WORK REQUIRED – Reproduce the listing below exactly, beginning with its first line and ending with the line that holds "stress = list(range(0, 161))"; pictures are not part of the copy.

RECORDED DATA –
──────────────────────────────

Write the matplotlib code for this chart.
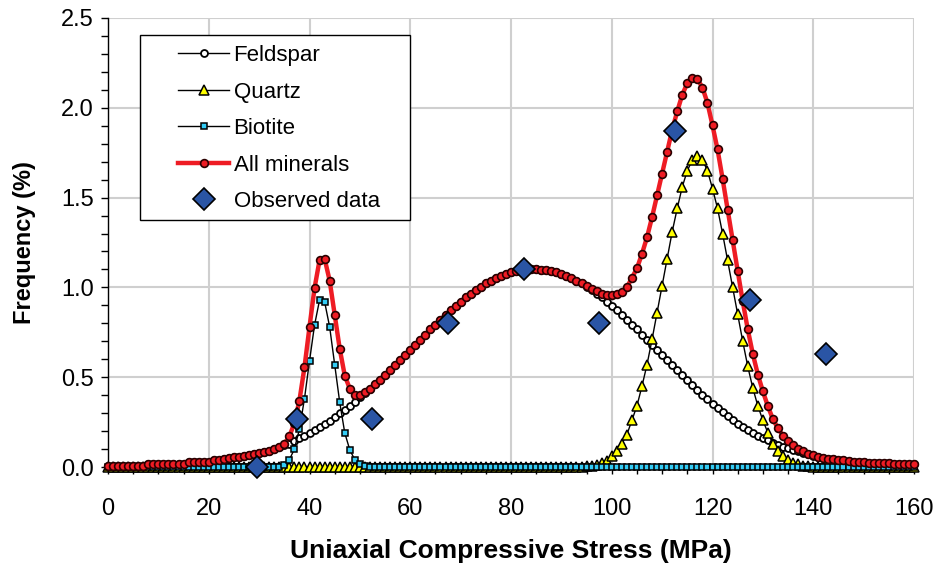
import matplotlib
matplotlib.use("Agg")
import matplotlib.pyplot as plt
from matplotlib.patches import Rectangle
from matplotlib.ticker import MultipleLocator, FormatStrFormatter

plt.rcParams['font.family'] = ['Liberation Sans', 'DejaVu Sans']

# stress bins (MPa), one point per 1 MPa
stress = list(range(0, 161))

feldspar = [
    0.005, 0.005, 0.005, 0.005, 0.005, 0.005, 0.005, 0.005, 0.015, 0.015,
    0.015, 0.015, 0.015, 0.015, 0.015, 0.015, 0.028, 0.028, 0.028, 0.028,
    0.030, 0.038, 0.041, 0.044, 0.048, 0.054, 0.058, 0.062, 0.068, 0.074,
    0.078, 0.084, 0.091, 0.100, 0.110, 0.120, 0.130, 0.145, 0.160, 0.175,
    0.190, 0.206, 0.222, 0.240, 0.258, 0.278, 0.298, 0.319, 0.341, 0.363,
    0.387, 0.411, 0.436, 0.461, 0.487, 0.513, 0.540, 0.568, 0.596, 0.624,
    0.653, 0.681, 0.709, 0.737, 0.766, 0.793, 0.820, 0.847, 0.872, 0.897,
    0.921, 0.944, 0.966, 0.986, 1.005, 1.022, 1.038, 1.052, 1.065, 1.075,
    1.084, 1.091, 1.096, 1.099, 1.100, 1.100, 1.099, 1.096, 1.091, 1.084,
    1.075, 1.065, 1.052, 1.038, 1.022, 1.005, 0.986, 0.966, 0.944, 0.921,
    0.897, 0.872, 0.847, 0.820, 0.793, 0.766, 0.737, 0.709, 0.681, 0.653,
    0.624, 0.596, 0.568, 0.540, 0.513, 0.487, 0.458, 0.430, 0.403, 0.377,
    0.352, 0.328, 0.305, 0.283, 0.262, 0.242, 0.223, 0.206, 0.190, 0.175,
    0.161, 0.148, 0.136, 0.125, 0.114, 0.104, 0.095, 0.087, 0.079, 0.071,
    0.064, 0.058, 0.052, 0.047, 0.042, 0.040, 0.038, 0.035, 0.030, 0.028,
    0.026, 0.025, 0.024, 0.022, 0.020, 0.020, 0.018, 0.018, 0.017, 0.017,
    0.016,
]

quartz = [0.0] * 95 + [
    0.003, 0.007, 0.013, 0.020, 0.035, 0.060, 0.090, 0.130, 0.180, 0.260,
    0.340, 0.450, 0.570, 0.710, 0.860, 1.010, 1.160, 1.310, 1.440, 1.560,
    1.650, 1.710, 1.730, 1.710, 1.650, 1.550, 1.440, 1.300, 1.150, 1.000,
    0.850, 0.700, 0.560, 0.440, 0.340, 0.260, 0.190, 0.130, 0.090, 0.060,
    0.040, 0.025, 0.015, 0.008, 0.004, 0.002,
] + [0.0] * 20

biotite = [0.0] * 34 + [
    0.002, 0.010, 0.040, 0.100, 0.210, 0.380, 0.590, 0.790, 0.930, 0.920,
    0.780, 0.570, 0.360, 0.190, 0.095, 0.040, 0.015, 0.005,
] + [0.0] * 109

all_minerals = [
    0.005, 0.005, 0.005, 0.005, 0.005, 0.005, 0.005, 0.005, 0.015, 0.015,
    0.015, 0.015, 0.015, 0.015, 0.015, 0.015, 0.028, 0.028, 0.028, 0.028,
    0.030, 0.038, 0.041, 0.044, 0.048, 0.054, 0.058, 0.062, 0.068, 0.074,
    0.078, 0.084, 0.091, 0.100, 0.112, 0.130, 0.170, 0.245, 0.370, 0.555,
    0.780, 0.996, 1.152, 1.160, 1.038, 0.848, 0.658, 0.509, 0.436, 0.403,
    0.402, 0.416, 0.436, 0.461, 0.487, 0.513, 0.540, 0.568, 0.596, 0.624,
    0.653, 0.681, 0.709, 0.737, 0.766, 0.793, 0.820, 0.847, 0.872, 0.897,
    0.921, 0.944, 0.966, 0.986, 1.005, 1.022, 1.038, 1.052, 1.065, 1.075,
    1.084, 1.091, 1.096, 1.099, 1.100, 1.100, 1.099, 1.096, 1.091, 1.084,
    1.075, 1.065, 1.052, 1.038, 1.022, 1.008, 0.993, 0.979, 0.964, 0.956,
    0.957, 0.962, 0.977, 1.000, 1.053, 1.106, 1.187, 1.279, 1.391, 1.513,
    1.634, 1.756, 1.878, 1.980, 2.073, 2.137, 2.168, 2.160, 2.113, 2.027,
    1.902, 1.768, 1.605, 1.433, 1.262, 1.092, 0.923, 0.766, 0.630, 0.515,
    0.421, 0.338, 0.266, 0.215, 0.174, 0.144, 0.120, 0.102, 0.087, 0.075,
    0.066, 0.058, 0.052, 0.047, 0.042, 0.040, 0.038, 0.035, 0.030, 0.028,
    0.026, 0.025, 0.024, 0.022, 0.020, 0.020, 0.018, 0.018, 0.017, 0.017,
    0.016,
]

obs_stress = [29.5, 37.5, 52.5, 67.5, 82.5, 97.5, 112.5, 127.5, 142.5]
obs_freq = [0.0, 0.27, 0.27, 0.80, 1.10, 0.80, 1.87, 0.93, 0.63]

fig = plt.figure(figsize=(9.42, 5.71), dpi=100)
ax = fig.add_axes([108/942, 1-467/571, 806/942, 449/571])

ax.plot(stress, feldspar, color='black', lw=1.0, marker='o', ms=5.0,
        mfc='white', mec='black', mew=1.3, label='Feldspar', clip_on=False, zorder=3)
ax.plot(stress, quartz, color='black', lw=1.0, marker='^', ms=6.5,
        mfc='#ffff00', mec='black', mew=1.1, label='Quartz', clip_on=False, zorder=4)
ax.plot(stress, biotite, color='black', lw=1.0, marker='s', ms=5.0,
        mfc='#33ccf5', mec='black', mew=1.1, label='Biotite', clip_on=False, zorder=5)
ax.plot(stress, all_minerals, color='#ee1c24', lw=3.2, marker='o', ms=5.6,
        mfc='#ee1c24', mec='#2a0000', mew=1.2, label='All minerals', clip_on=False, zorder=6)
ax.plot(obs_stress, obs_freq, ls='none', marker='D', ms=11.5,
        mfc='#2a55a5', mec='black', mew=1.2, label='Observed data', clip_on=False, zorder=7)

ax.set_xlim(0, 160)
ax.set_ylim(0, 2.5)
ax.xaxis.set_major_locator(MultipleLocator(20))
ax.xaxis.set_minor_locator(MultipleLocator(5))
ax.yaxis.set_major_locator(MultipleLocator(0.5))
ax.yaxis.set_minor_locator(MultipleLocator(0.1))
ax.yaxis.set_major_formatter(FormatStrFormatter('%.1f'))
ax.tick_params(which='both', direction='out', length=5, width=1, color='black')
ax.tick_params(axis='y', labelsize=17, pad=5)
ax.tick_params(axis='x', labelsize=17, pad=17)
ax.grid(True, which='major', color='#cfcfcf', lw=1.5)
ax.set_axisbelow(True)
for s in ['top', 'right']:
    ax.spines[s].set_visible(False)
for s in ['left', 'bottom']:
    ax.spines[s].set_linewidth(1.0)

ax.set_xlabel('Uniaxial Compressive Stress (MPa)', fontsize=19, fontweight='bold', labelpad=14)
ax.set_ylabel('Frequency (%)', fontsize=17, fontweight='bold', labelpad=18)

# legend box drawn by hand, entries placed inside it
ax.add_patch(Rectangle((32/806, (467-220)/449), 270/806, 185/449,
                       transform=ax.transAxes, facecolor='white',
                       edgecolor='black', lw=1.0, zorder=8))
leg = ax.legend(loc='upper left', bbox_to_anchor=(70/806, (467-45)/449),
                frameon=False, fontsize=16, numpoints=1, handlelength=2.3,
                handletextpad=0.2, labelspacing=0.7, borderpad=0, borderaxespad=0)
leg.set_zorder(9)

fig.savefig('out.png', dpi=100)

──────────────────────────────

SOLVED PROBLEM –
Write the matplotlib code for this chart.
import matplotlib
matplotlib.use("Agg")
import matplotlib.pyplot as plt
from matplotlib.patches import Rectangle
from matplotlib.ticker import MultipleLocator, FormatStrFormatter

plt.rcParams['font.family'] = ['Liberation Sans', 'DejaVu Sans']

# stress bins (MPa), one point per 1 MPa
stress = list(range(0, 161))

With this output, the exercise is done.